The judge accepted there is a power to revoke a validly made adoption order under the inherent jurisdiction, but said that it could not be used solely on grounds relating to the adopted child’s welfare. Accordingly, she held that she had no power to revoke the adoption orders in the present case.
AM appealed to the Court of Appeal, which dismissed the appeal. It held that a first instance court has no jurisdiction to set aside a validly made adoption order, whether under the inherent jurisdiction or otherwise. The Adoption and Children Act 2002 made clear that an adoption order is intended to be permanent. The appropriate avenue is by way of an application for permission to appeal out of time, if there is an appealable error. The fact that an adoption “turned out badly” was not a reason for the court to supply a remedy that Parliament chose not to provide.
AM appealed to the Supreme Court, contending a pressing need for the court to correct the legal fiction said to exist where BM is once again the de facto mother of Y, and possibly X, but AM remains their mother for all legal purposes and Y is trapped in an identity that she has rejected.
The Supreme Court unanimously dismissed the appeal. In the judgment delivered by Lord Stephens and Lady Simler, with which Lord Reed, Lord Sales and Lord Doherty agreed, they said adoption orders are final and permanent, and irrevocable except on the very limited and rarely used ‘legitimate exception’ ground in the Adoption and Children Act 2002.
Writing in Today’s Family Lawyer earlier this year, Michael Wells-Greco, partner at Charles Russell Speechlys, said the case arises “from deeply sad and unusual facts” that do not concern “fraud, procedural irregularity, or lack of consent at the time the orders were made,” but rather “concerns a breakdown in the adoptive placement years later, and whether welfare considerations alone can justify undoing the legal transformation.”
Commenting on the Supreme Court’s decision, he added: “Adoption is designed to provide children with permanence, belonging and identity. This was a sad and unusual case, where the adoptive mother herself asked the court to cancel the adoption on welfare grounds, supported by the children and their birth mother.
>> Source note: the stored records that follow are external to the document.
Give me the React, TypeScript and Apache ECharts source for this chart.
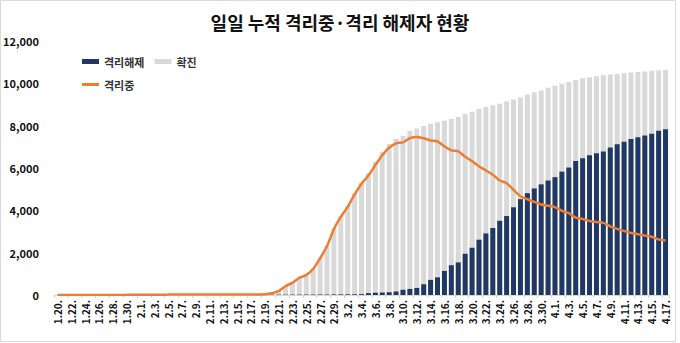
import React, { useEffect, useRef } from "react";
import * as echarts from "echarts";

const categories = [
  "1.20.","1.21.","1.22.","1.23.","1.24.","1.25.","1.26.","1.27.","1.28.","1.29.","1.30.","1.31.",
  "2.1.","2.2.","2.3.","2.4.","2.5.","2.6.","2.7.","2.8.","2.9.","2.10.","2.11.","2.12.","2.13.","2.14.","2.15.","2.16.","2.17.","2.18.","2.19.","2.20.","2.21.","2.22.","2.23.","2.24.","2.25.","2.26.","2.27.","2.28.","2.29.",
  "3.1.","3.2.","3.3.","3.4.","3.5.","3.6.","3.7.","3.8.","3.9.","3.10.","3.11.","3.12.","3.13.","3.14.","3.15.","3.16.","3.17.","3.18.","3.19.","3.20.","3.21.","3.22.","3.23.","3.24.","3.25.","3.26.","3.27.","3.28.","3.29.","3.30.","3.31.",
  "4.1.","4.2.","4.3.","4.4.","4.5.","4.6.","4.7.","4.8.","4.9.","4.10.","4.11.","4.12.","4.13.","4.14.","4.15.","4.16.","4.17."
];

const confirmed = [
  1,1,1,1,2,2,3,4,4,4,6,11,
  12,15,15,16,19,23,24,24,27,27,28,28,28,28,28,29,30,31,51,104,204,433,602,833,977,1261,1766,2337,3150,
  3736,4212,4812,5328,5766,6284,6767,7134,7382,7513,7755,7869,7979,8086,8162,8236,8320,8413,8565,8652,8799,8897,8961,9037,9137,9241,9332,9478,9583,9661,9786,
  9887,9976,10062,10156,10237,10284,10331,10384,10423,10450,10480,10512,10537,10564,10591,10613,10635
];

const released = [
  0,0,0,0,0,0,0,0,0,0,0,0,
  0,0,0,0,1,2,2,2,3,3,4,7,7,7,9,9,10,12,16,16,16,16,18,18,22,22,22,22,27,
  30,31,34,41,88,108,118,130,166,247,288,333,510,714,834,1137,1407,1540,1947,2233,2612,2909,3166,3507,3730,4144,4528,4811,5033,5228,5408,
  5567,5828,6021,6325,6463,6598,6694,6776,6973,7117,7243,7368,7447,7534,7616,7757,7829
];

const isolated = [
  1,1,1,1,2,2,3,4,4,4,6,11,
  12,15,15,16,18,21,22,22,24,24,24,21,21,21,19,20,20,19,35,87,187,415,578,807,945,1227,1731,2299,3106,
  3688,4159,4750,5255,5643,6134,6605,6954,7165,7212,7407,7470,7402,7300,7253,7024,6832,6789,6527,6325,6085,5884,5684,5410,5281,4966,4665,4523,4398,4275,4216,
  4155,3979,3867,3654,3591,3500,3445,3408,3246,3125,3026,2930,2873,2808,2750,2627,2576
];

const titleText = "일일 누적 격리중·격리 해제자 현황";
const fontKR = "'Noto Sans CJK KR', 'Noto Sans', sans-serif";

export default function App() {
  const ref = useRef<HTMLDivElement>(null);
  useEffect(() => {
    if (!ref.current) return;
    const chart = echarts.init(ref.current, null, { renderer: "svg" });
    chart.setOption({
      animation: false,
      backgroundColor: "#ffffff",
      title: {
        text: titleText,
        left: "center",
        top: 8,
        textStyle: { fontFamily: fontKR, fontSize: 18, fontWeight: "bold", color: "#111" },
      },
      graphic: [
        {
          type: "rect",
          shape: { x: 0.5, y: 0.5, width: 675, height: 341 },
          style: { fill: "none", stroke: "#d9d9d9", lineWidth: 1 },
          silent: true,
        },
      ],
      legend: [
        {
          data: ["격리해제", "확진"],
          left: 77,
          top: 51,
          itemWidth: 17,
          itemHeight: 5,
          itemGap: 10,
          icon: "rect",
          textStyle: { fontFamily: fontKR, fontSize: 11, fontWeight: "bold", color: "#333" },
        },
        {
          data: ["격리중"],
          left: 77,
          top: 74,
          itemWidth: 17,
          itemHeight: 3,
          icon: "rect",
          textStyle: { fontFamily: fontKR, fontSize: 11, fontWeight: "bold", color: "#333" },
        },
      ],
      grid: { left: 53, right: 11, top: 41, bottom: 48, containLabel: false },
      xAxis: {
        type: "category",
        data: categories,
        boundaryGap: true,
        axisLine: { lineStyle: { color: "#d9d9d9" } },
        axisTick: { show: true, interval: 1, length: 3, lineStyle: { color: "#d9d9d9" } },
        axisLabel: {
          interval: 1,
          rotate: 90,
          margin: 5,
          fontFamily: fontKR,
          fontSize: 10,
          fontWeight: "bold",
          color: "#111",
        },
      },
      yAxis: {
        type: "value",
        min: 0,
        max: 12000,
        interval: 2000,
        splitLine: { show: false },
        axisLine: { show: false },
        axisTick: { show: false },
        axisLabel: {
          margin: 15,
          fontFamily: fontKR,
          fontSize: 11,
          fontWeight: "bold",
          color: "#111",
          formatter: (v: number) => v.toLocaleString("en-US"),
        },
      },
      series: [
        {
          name: "확진",
          type: "bar",
          data: confirmed,
          barWidth: 5,
          barGap: "-100%",
          itemStyle: { color: "#d9d9d9" },
        },
        {
          name: "격리해제",
          type: "bar",
          data: released,
          barWidth: 5,
          barGap: "-100%",
          itemStyle: { color: "#203864" },
        },
        {
          name: "격리중",
          type: "line",
          data: isolated,
          symbol: "none",
          smooth: 0.2,
          lineStyle: { color: "#ED7D31", width: 2.5 },
          itemStyle: { color: "#ED7D31" },
          z: 5,
        },
      ],
    });
    return () => chart.dispose();
  }, []);
  return (
    <div
      ref={ref}
      style={{ position: "fixed", left: 0, top: 0, width: 680, height: 343 }}
    />
  );
}
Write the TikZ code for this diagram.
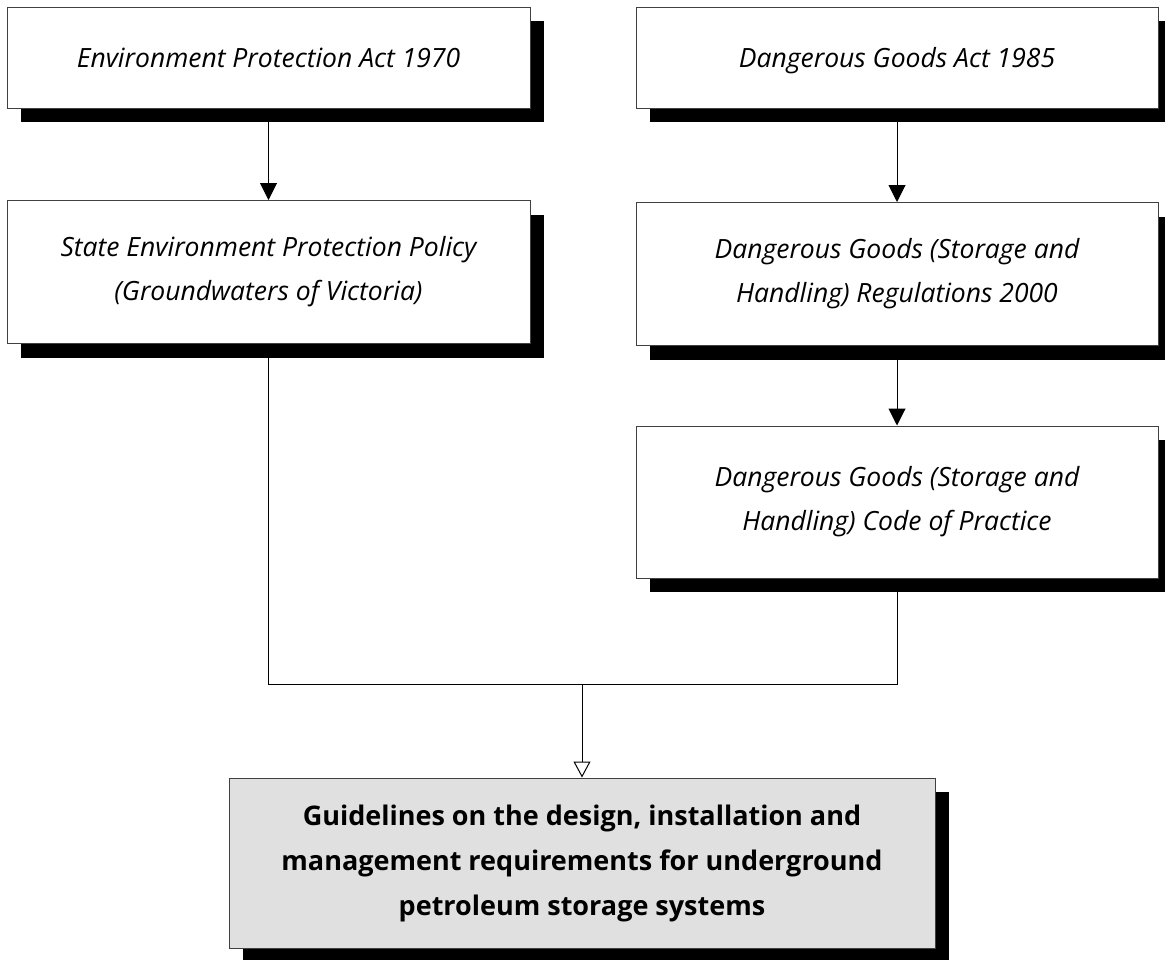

“The Supreme Court has now made it clear that adoption is meant to be permanent, and that it can only be undone in rare situations.
“By unanimously rejecting the appeal, the Court confirmed that adoption orders are intended to be final, and that they can only be challenged through a formal appeal. That is because adoption has far reaching legal consequences – including certainty about who a child’s legal parents are, who has parental responsibility, and matters such as nationality.
“The Court also stressed that, in law, an adopted child is treated no differently from a child born to their parents – and just as parenthood cannot be undone in those cases, adoption cannot simply be reversed. Where an appeal is no longer possible, the only remaining legal option may be a further adoption, which will not be suitable or available in every case.
“There is no easy legal solution where an adoption later breaks down, but the case highlights the growing importance of proper funding and support for families after adoption.”
Flora Grossman is a partner in the Family department at London law firm Simkins LLP. She said: “Today’s decision reinforces the principle that adoption is for life and not subject to reopening based on changing feelings or relationships, providing certainty and reassurance for all adopters going forward.
“However, for the children in this case, it shows that the law prioritises legal permanence over their lived reality of disconnection and fails to give the children themselves any voice.
“The court has effectively rejected the argument that a child’s feelings, no matter how strong, do not outweigh the need for certainty in the adoption system. This therefore draws a very hard line reinforcing the premise that revocation is only available for procedural fraud or error, and not for welfare reasons.
“This refusal by the court will probably not end this debate and will instead surely force the government and Parliament to decide whether the current law is fit for purpose, and whether welfare reasons should in future be treated as possible grounds to revoke adoption.”